A poco più di quattro mesi dalla cosiddetta libertà riconquistata, le nuove disposizioni sembrano portare verso una meta che solamente pochi mesi fa abbiamo sperimentato per la prima (e speravamo ultima) volta nella vita. Si è parlato a lungo dei disastrosi effetti economici che tale situazione ha provocato, così come della corsa dei governi al fine di rimediare per quanto possibile. La situazione esasperante in cui viviamo pone al centro dell’attenzione del cittadino la preoccupazione economica. Tuttavia, ce n’è un’altra, meno visibile, più silenziosa, ma non per questo meno importante: cosa ha provocato e cosa comporterebbe, a livello psicologico, un secondo lockdown? L’uomo è un animale sociale Direttore responsabile: Claudio Palazzi
Molti secoli addietro, Aristotele ci spiegava come l’uomo sia, un animale sociale e come in questo senso la comunicazione e lo scambio con l’altro sia di fondamentale importanza, poiché la socialità permette all’individuo di conoscere e soprattutto far conoscenza di se stesso attraverso le esperienze con gli altri. L’altro rappresenta dunque, per lo sviluppo dell’ identità umana, una conditio sine qua non. In quest’ottica le conoscenze e le abilità sociali rendono possibile il continuo cambiamento personale e sociale dell’individuo.
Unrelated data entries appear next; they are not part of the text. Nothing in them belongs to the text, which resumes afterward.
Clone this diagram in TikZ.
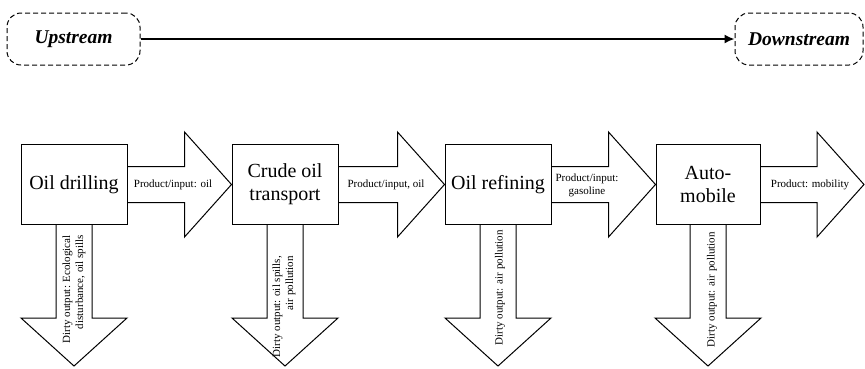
\documentclass[tikz,border=0pt]{standalone}
\usepackage{fontspec}
\setmainfont{Liberation Serif}
\usetikzlibrary{arrows.meta,calc,positioning}
\tikzstyle{stage}=[draw,line width=1pt,minimum width=106pt,minimum height=80pt,align=center,inner sep=1pt,font=\fontsize{20}{23}\selectfont]
\tikzstyle{stream}=[draw,dash pattern=on 5pt off 3pt,line width=1pt,rounded corners=14pt,minimum height=52pt,font=\fontsize{19.5}{22}\selectfont\bfseries\itshape]
\tikzstyle{flow}=[line width=1pt,line join=miter]
\tikzstyle{small}=[font=\fontsize{11}{13}\selectfont,inner sep=0pt]

\begin{document}
\begin{tikzpicture}[x=1pt,y=-1pt]
\useasboundingbox (0,0) rectangle (865,368);
      \node[stream,minimum width=133pt] (up) at (73.5,39) {Upstream};
      \node[stream,minimum width=128pt] (down) at (799,39) {Downstream};
      \draw[line width=1.6pt,-{Latex[length=10pt,width=9pt]}] (up) -- (down);

      \node[stage] (S1) at (74,184.5) {Oil drilling};
      \node[stage] (S2) at (285,184.5) {Crude oil\\transport};
      \node[stage] (S3) at (498,184.5) {Oil refining};
      \node[stage,minimum width=104pt] (S4) at (708,184.5) {Auto-\\mobile};

      \coordinate (tip1) at (S2.west);
      \coordinate (tip2) at (S3.west);
      \coordinate (tip3) at (S4.west);
      \coordinate (tip4) at (864,184.5);

% flows to the next stage
\foreach \a in {1,2,3,4}
      \draw[flow] ($(S\a.east)+(0,-18)$) -- ($(tip\a)+(-47,-18)$) -- ($(tip\a)+(-47,-52.5)$)
        -- (tip\a) -- ($(tip\a)+(-47,52.5)$) -- ($(tip\a)+(-47,18)$) -- ($(S\a.east)+(0,18)$);

% dirty outputs
\foreach \a in {1,2,3,4}
      \draw[flow] ($(S\a.south)+(-18,0)$) -- ++(0,93) -- ++(-35,0) -- ($(S\a.south)+(0,141)$)
        -- ($(S\a.south)+(53,93)$) -- ++(-35,0) -- ($(S\a.south)+(18,0)$);

      \node[small] (p1) at (173,185) {Product/input: oil};
      \node[small] (p2) at (386,185) {Product/input, oil};
      \node[small,align=center] (p3) at (587,185) {Product/input:\\gasoline};
      \node[small] (p4) at (810,185) {Product: mobility};

      \node[small,rotate=90,anchor=east,align=right] (o1) at (74,235) {Dirty output: Ecological\\disturbance, oil spills};
      \node[small,rotate=90,anchor=east,align=right] (o2) at (284,256) {Dirty output: oil spills,\\air pollution};
      \node[small,rotate=90,anchor=east] (o3) at (500,230) {Dirty output: air pollution};
      \node[small,rotate=90,anchor=east] (o4) at (712,232) {Dirty output: air pollution};
    \end{tikzpicture}
\end{document}
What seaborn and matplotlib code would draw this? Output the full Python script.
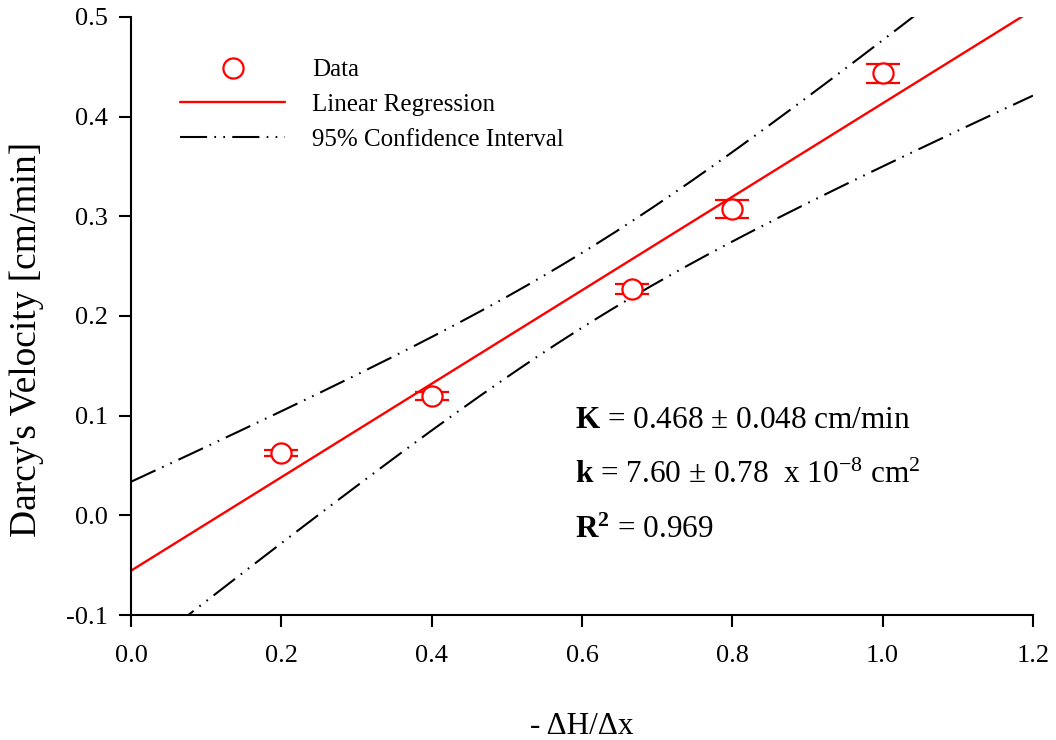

Antropologicamente, la situazione vissuta ha rappresentato un imperativo inaudito per milioni di persone: tutti abbiamo dovuto trovare delle vie alternative per reiventare stili di vita ed abitudini consolidati, il cui nuovo comun denominatore è stato l’isolamento. L’intento è stato quindi quello di cercare di costruire una nuova quotidianità. Attraverso ciò abbiamo illusoriamente creato la sensazione di avere tutto sotto controllo e questo ci ha permesso di  poter abbassare il livello di ansia e stress. Nelle situazioni di emergenza l’individuo sviluppa quindi quelle che vengono definite narrative del controllo, che consistono nel raccontare a se stessi che paura ed ansia possono essere tenute sotto controllo.

Durante il primo periodo di isolamento forzato, i social ci hanno mostrato non solamente il lato divertente delle cose, quello che tutti siamo soliti visualizzare, condividere ed apprezzare; al contrario, hanno fatto emergere anche i cosiddetti post, riflessioni e richieste di aiuto provenienti da persone che manifestavano un disagio; non economico, bensì molto più profondo, patologico. Dagli studi emerge che il lockdown ha provocato un aumento dei disagi psicologici, dei sintomi ansiosi e depressivi, dei disturbi del sonno, dei conflitti relazionali e anche problemi alimentari. Sì, perché come tante volte abbiamo letto, la quarantena non è uguale per tutti: se per un adolescente essa può significare noia e mancanza dei propri amici, per un padre di famiglia essa è preoccupazione economica, mentre per gli immigrati, le cui attività lavorative spesso  ricadono nel settore dei ‘servizi’, essa è sinonimo di come sbarcare il lunario.

In un’intervista rilasciata pochi mesi fa, il filosofo coreano Byung-Chul Han ci spiega come oggigiorno l’ipercomunicazione, conseguenza della digitalizzazione, ci permetta di essere sempre più interconnessi, senza però che questo significhi vicinanza, nel senso pieno del termine. Pertanto, siamo sempre più connessi, ma sempre meno felici. In una società sempre meno comunitaria e sempre più incentrata sulla celebrazione dell’ io, la pandemia non ha fatto altro che esasperare sintomi di disagio latenti, quali solitudine ed isolamento. I coreani definiscono corona blues la depressione conseguente alla pandemia.

D’altra parte, la pandemia ha portato anche all’attivazione di sentimenti quali coraggio, altruismo e supporto sociale, così necessari nella situazione contingente. Una riscoperta, in qualche maniera, di valori autentici che sempre più spesso sembrano sopiti.  È ciò che in psicologia viene chiamato crescita post-traumatica ed indica il processo di trasformazione e maturazione in seguito ad un’esperienza inaudita. Qualunque sia il futuro, ci si augura di riuscire a ritrovare il senso di comunità, così vitale per il processo evolutivo umano e senza il quale si rischia di scadere in forme e manifestazioni egoistiche dell’io che nulla hanno a che fare con la natura sociale dell’individuo.